The name "term insurance" says a lot: you buy it for a specific period of time - a term of 1, 5, 10, 20, or even 30 years. If you die within that time frame, your beneficiaries will receive a preset amount of money (the death benefit). However, since it never accumulates a cash savings, if you fail to pay your premiums or die after the term ends, they receive nothing.

The major advantage of a term life insurance policy is, if you are young, extremely low premiums for a substantial death benefit. However, each time you renew the policy (and the older you get), the more expensive term insurance becomes. Eventually, with many term policies, the cost of the insurance is not worth the payoff value once you reach an older age.

If you have life insurance through your employer, it is probably a term policy (the term being the time period that you are employed). The death benefit for most employer-provided life insurance policies is usually equal to one year's salary. While that may be enough to cover funeral costs, it may be insufficient to cover outstanding debts or support dependant family members.

Cash-value Insurance

Cash-value insurance (also called permanent insurance) provides both a death benefit and, since a portion of the money you pay in premiums is invested, cash accumulation.

The downside of cash-value insurance policies is that the premiums tend to be considerably more expensive than for term plans. However, as long as you make your premium payments the policy can never be canceled, and money does build up - important features to consider when making your decision.

There are many different types of cash-value life insurance policies - here are the most common:

Whole Life Insurance

Whole life insurance provides a predetermined death benefit with constant premium payments. The cash that accumulates is invested in fixed income securities and after a few years, you have the right to borrow against it. You may also cancel the policy and walk away with the money that's accrued - called the cash surrender value. One of the drawbacks of traditional whole life insurance is that the premiums are out of range for many who are just starting out in life.

Universal Life Insurance

Universal life combines some of the more attractive features of whole insurance with those of term insurance: cash accumulates and is invested the way whole life is, but the premium payments vary to meet your budgetary needs. Another attribute of universal life insurance policies is that more information about company overhead expenses, reserves, and how much is retained for your savings is disclosed than for whole life policies.

Variable Life Insurance

The main feature of a variable policy is that it's cash reserves are invested in securities, stocks, and bonds not chosen by the life insurance company, but by you, the policyholder. There are two basic forms of variable life - one with fixed premiums, called straight variable life and the other with flexible premiums called variable universal life. In either form, these types of policies are risky: if your investments perform well, the cash value portion of your savings does well. If they fail, your savings suffer.
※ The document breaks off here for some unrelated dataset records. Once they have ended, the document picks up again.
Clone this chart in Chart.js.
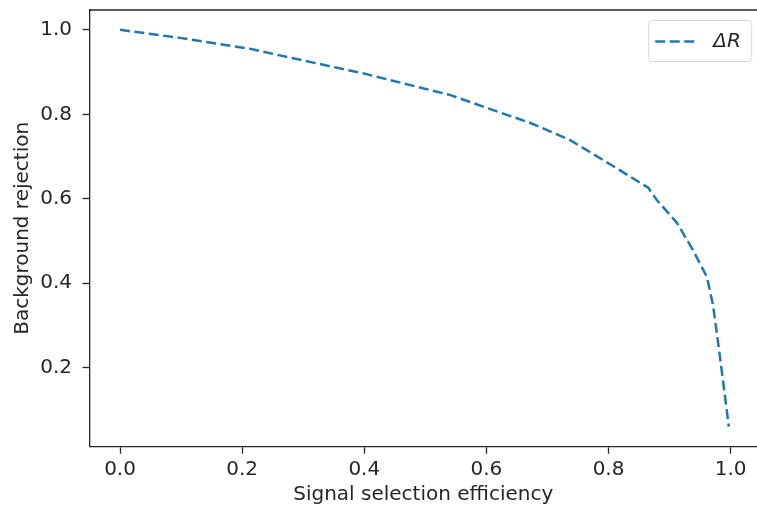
<!DOCTYPE html>
<html>
<head>
<meta charset="utf-8">
<script src="https://cdn.jsdelivr.net/npm/chart.js@4"></script>
<style>
  body { margin: 0; background: #fff; }
  canvas { display: block; }
</style>
</head>
<body>
<canvas id="c" width="757" height="510"></canvas>
<script>
// ROC style curve
var effX = [0.0, 0.098, 0.213, 0.295, 0.401, 0.540, 0.601, 0.671, 0.737, 0.801, 0.865, 0.879, 0.912, 0.938, 0.961, 0.971, 0.981, 0.997];
var rejY = [1.0, 0.981, 0.955, 0.929, 0.896, 0.846, 0.815, 0.780, 0.739, 0.683, 0.626, 0.597, 0.543, 0.479, 0.415, 0.349, 0.242, 0.06];
var xTicks = [0.0, 0.2, 0.4, 0.6, 0.8, 1.0];
var yTicks = [0.2, 0.4, 0.6, 0.8, 1.0];
var seriesLabel = 'ΔR';

var ink = '#262626';
var fontFam = "'DejaVu Sans', sans-serif";
var fs = 20;

var points = effX.map(function(x, i) { return {x: x, y: rejY[i]}; });

// top spine + matplotlib style legend box
// (the figure is cropped on the right, the real axes edge sits at x=1.05)
var frame = {
    id: 'frame',
    afterDraw: function(chart) {
        var ctx = chart.ctx;
        var a = chart.chartArea;
        ctx.save();
        ctx.strokeStyle = ink;
        ctx.lineWidth = 1.3;
        ctx.beginPath();
        ctx.moveTo(a.left, a.top);
        ctx.lineTo(a.right, a.top);
        ctx.stroke();

        var ds = chart.data.datasets[0];
        var edge = chart.scales.x.getPixelForValue(1.05);
        var w = 103, h = 41;
        var bx = edge - 10 - w, by = a.top + 10;
        ctx.beginPath();
        ctx.roundRect(bx + 0.5, by + 0.5, w, h, 4);
        ctx.fillStyle = 'rgba(255,255,255,0.8)';
        ctx.fill();
        ctx.strokeStyle = '#d6d6d6';
        ctx.lineWidth = 1;
        ctx.stroke();

        var ly = by + h / 2 + 1;
        ctx.beginPath();
        ctx.setLineDash(ds.borderDash);
        ctx.strokeStyle = ds.borderColor;
        ctx.lineWidth = ds.borderWidth;
        ctx.moveTo(bx + 7, ly);
        ctx.lineTo(bx + 47, ly);
        ctx.stroke();
        ctx.setLineDash([]);

        ctx.fillStyle = ink;
        ctx.font = 'italic ' + fs + 'px ' + fontFam;
        ctx.textBaseline = 'middle';
        ctx.textAlign = 'left';
        ctx.fillText(ds.label, bx + 65, ly);
        ctx.restore();
    }
};

new Chart(document.getElementById('c'), {
    type: 'line',
    data: {
        datasets: [{
            label: seriesLabel,
            data: points,
            borderColor: '#1f77b4',
            borderWidth: 2.5,
            borderDash: [10, 4.5],
            pointRadius: 0,
            fill: false,
            tension: 0
        }]
    },
    options: {
        responsive: false,
        animation: false,
        layout: { padding: { top: 10, right: 0, bottom: 0, left: 0 } },
        plugins: { legend: { display: false }, tooltip: { enabled: false } },
        scales: {
            x: {
                type: 'linear',
                min: -0.05,
                max: 1.0431,
                afterBuildTicks: function(s) { s.ticks = xTicks.map(function(v) { return {value: v}; }); },
                afterFit: function(s) { s.height = 63.3; s.paddingLeft = 0; s.paddingRight = 0; },
                grid: { drawOnChartArea: false, tickLength: 7, color: ink, tickWidth: 1.3 },
                border: { color: ink, width: 1.3 },
                ticks: {
                    color: ink, padding: 4, maxRotation: 0,
                    font: { family: fontFam, size: fs },
                    callback: function(v) { return v.toFixed(1); }
                },
                title: {
                    display: true, text: 'Signal selection efficiency', color: ink,
                    font: { family: fontFam, size: fs },
                    padding: { top: 0, bottom: 3 }
                }
            },
            y: {
                type: 'linear',
                min: 0.0128,
                max: 1.047,
                afterBuildTicks: function(s) { s.ticks = yTicks.map(function(v) { return {value: v}; }); },
                afterFit: function(s) { s.width = 89.5; s.paddingTop = 0; s.paddingBottom = 0; },
                grid: { drawOnChartArea: false, tickLength: 7, color: ink, tickWidth: 1.3 },
                border: { color: ink, width: 1.3 },
                ticks: {
                    color: ink, padding: 10.5,
                    font: { family: fontFam, size: fs },
                    callback: function(v) { return v.toFixed(1); }
                },
                title: {
                    display: true, text: 'Background rejection', color: ink,
                    font: { family: fontFam, size: fs },
                    padding: { top: 11, bottom: 0 }
                }
            }
        }
    },
    plugins: [frame]
});
</script>
</body>
</html>
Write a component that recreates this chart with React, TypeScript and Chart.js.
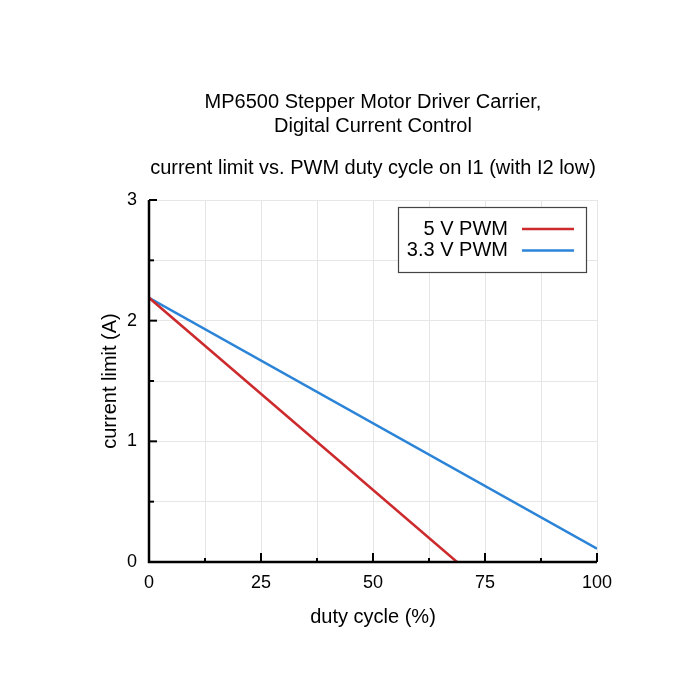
import { useEffect, useRef } from "react";
import { Chart, registerables } from "chart.js";

Chart.register(...registerables);

const titleLines = ["MP6500 Stepper Motor Driver Carrier,", "Digital Current Control"];
const subtitleText = "current limit vs. PWM duty cycle on I1 (with I2 low)";
const xAxisTitle = "duty cycle (%)";
const yAxisTitle = "current limit (A)";
const seriesLabels = ["5 V PWM", "3.3 V PWM"];
const seriesColors = ["#cc2a2c", "#2b84d8"];
const fiveVoltX = [0, 68.75];
const fiveVoltY = [2.19, 0];
const threeVoltX = [0, 100];
const threeVoltY = [2.19, 0.11];
const xTickLabels = ["0", "25", "50", "75", "100"];
const yTickLabels = ["0", "1", "2", "3"];

const FONT = "'Liberation Sans', Arial, sans-serif";

const axesPlugin = {
  id: "axesAndLegend",
  afterDraw(chart: any) {
    const ctx = chart.ctx;
    const xs = chart.scales.x;
    const ys = chart.scales.y;
    const { left, right, top, bottom } = chart.chartArea;
    ctx.save();
    ctx.strokeStyle = "#000";
    ctx.lineWidth = 2.5;
    ctx.lineCap = "butt";
    ctx.beginPath();
    ctx.moveTo(left, top);
    ctx.lineTo(left, bottom);
    ctx.lineTo(right, bottom);
    ctx.stroke();
    ctx.lineWidth = 2;
    for (let v = 0; v <= 3.0001; v += 0.5) {
      const py = ys.getPixelForValue(v);
      const major = Math.abs(v - Math.round(v)) < 1e-6;
      const len = major ? 8 : 5;
      ctx.beginPath();
      ctx.moveTo(left, py);
      ctx.lineTo(left + len, py);
      ctx.stroke();
    }
    for (let v = 0; v <= 100.0001; v += 12.5) {
      const px = xs.getPixelForValue(v);
      const major = Math.abs(v / 25 - Math.round(v / 25)) < 1e-6;
      const len = major ? 9 : 4;
      ctx.beginPath();
      ctx.moveTo(px, bottom);
      ctx.lineTo(px, bottom - len);
      ctx.stroke();
    }
    // legend
    const bx = 398, by = 207, bw = 188, bh = 65;
    ctx.fillStyle = "#fff";
    ctx.fillRect(bx, by, bw, bh);
    ctx.strokeStyle = "#444";
    ctx.lineWidth = 1.2;
    ctx.strokeRect(bx + 0.5, by + 0.5, bw, bh);
    ctx.font = `20px ${FONT}`;
    ctx.textAlign = "right";
    ctx.textBaseline = "middle";
    chart.data.datasets.forEach((ds: any, i: number) => {
      const cy = 229 + i * 21.5;
      ctx.fillStyle = "#000";
      ctx.fillText(ds.label, 508, cy);
      ctx.strokeStyle = ds.borderColor;
      ctx.lineWidth = 2.5;
      ctx.beginPath();
      ctx.moveTo(522, cy);
      ctx.lineTo(574, cy);
      ctx.stroke();
    });
    ctx.restore();
  },
};

export default function App() {
  const ref = useRef<HTMLCanvasElement>(null);
  useEffect(() => {
    if (!ref.current) return;
    const chart = new Chart(ref.current, {
      type: "line",
      data: {
        datasets: [
          {
            label: seriesLabels[0],
            data: fiveVoltX.map((x, i) => ({ x, y: fiveVoltY[i] })),
            borderColor: seriesColors[0],
            borderWidth: 2.5,
            pointRadius: 0,
            fill: false,
          },
          {
            label: seriesLabels[1],
            data: threeVoltX.map((x, i) => ({ x, y: threeVoltY[i] })),
            borderColor: seriesColors[1],
            borderWidth: 2.5,
            pointRadius: 0,
            fill: false,
          },
        ],
      },
      options: {
        animation: false,
        responsive: false,
        maintainAspectRatio: false,
        layout: { padding: { left: 0, right: 103, top: 0, bottom: 58 } },
        plugins: {
          legend: { display: false },
          tooltip: { enabled: false },
          title: {
            display: true,
            text: titleLines,
            fullSize: false,
            color: "#000",
            font: { family: FONT, size: 20, weight: "normal", lineHeight: 1.2 },
            padding: { top: 90, bottom: 6 },
          },
          subtitle: {
            display: true,
            text: subtitleText,
            fullSize: false,
            color: "#000",
            font: { family: FONT, size: 20, weight: "normal", lineHeight: 1.2 },
            padding: { top: 12, bottom: 20 },
          },
        },
        scales: {
          x: {
            type: "linear",
            min: 0,
            max: 100,
            afterFit: (s: any) => { s.height = 80; },
            grid: { color: "#e6e6e6", lineWidth: 1, drawTicks: false },
            border: { display: false },
            ticks: {
              stepSize: 12.5,
              autoSkip: false,
              maxRotation: 0,
              padding: 10,
              color: "#000",
              font: { family: FONT, size: 18 },
              callback: (v: any) => {
                const s = String(v);
                return xTickLabels.includes(s) ? s : "";
              },
            },
            title: {
              display: true,
              text: xAxisTitle,
              color: "#000",
              font: { family: FONT, size: 20, lineHeight: 1.2 },
              padding: { top: 0, bottom: 13 },
            },
          },
          y: {
            type: "linear",
            min: 0,
            max: 3,
            afterFit: (s: any) => { s.width = 149; },
            grid: { color: "#e6e6e6", lineWidth: 1, drawTicks: false },
            border: { display: false },
            ticks: {
              stepSize: 0.5,
              autoSkip: false,
              padding: 12,
              color: "#000",
              font: { family: FONT, size: 18 },
              callback: (v: any) => {
                const s = String(v);
                return yTickLabels.includes(s) ? s : "";
              },
            },
            title: {
              display: true,
              text: yAxisTitle,
              color: "#000",
              font: { family: FONT, size: 20, lineHeight: 1.2 },
              padding: { top: 98, bottom: 0 },
            },
          },
        },
      },
      plugins: [axesPlugin],
    });
    return () => chart.destroy();
  }, []);
  return (
    <div style={{ position: "fixed", left: 0, top: 0, width: 700, height: 700, background: "#fff" }}>
      <canvas ref={ref} width={700} height={700} style={{ display: "block", width: 700, height: 700 }} />
    </div>
  );
}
Life insurance exists to protect loved ones who depend on you for financial security - it is a sound part of many long-term financial plans. However, as with all purchases, buyer beware. Most insurance agents make their living through commissions, so look for and resist high-pressure sales techniques. Before purchasing any policy, check out insurance company rating services (such as A.M. Best, Moody's Investors Service, and Standard & Poor's) to make sure the life insurance company will be around when you need them to be.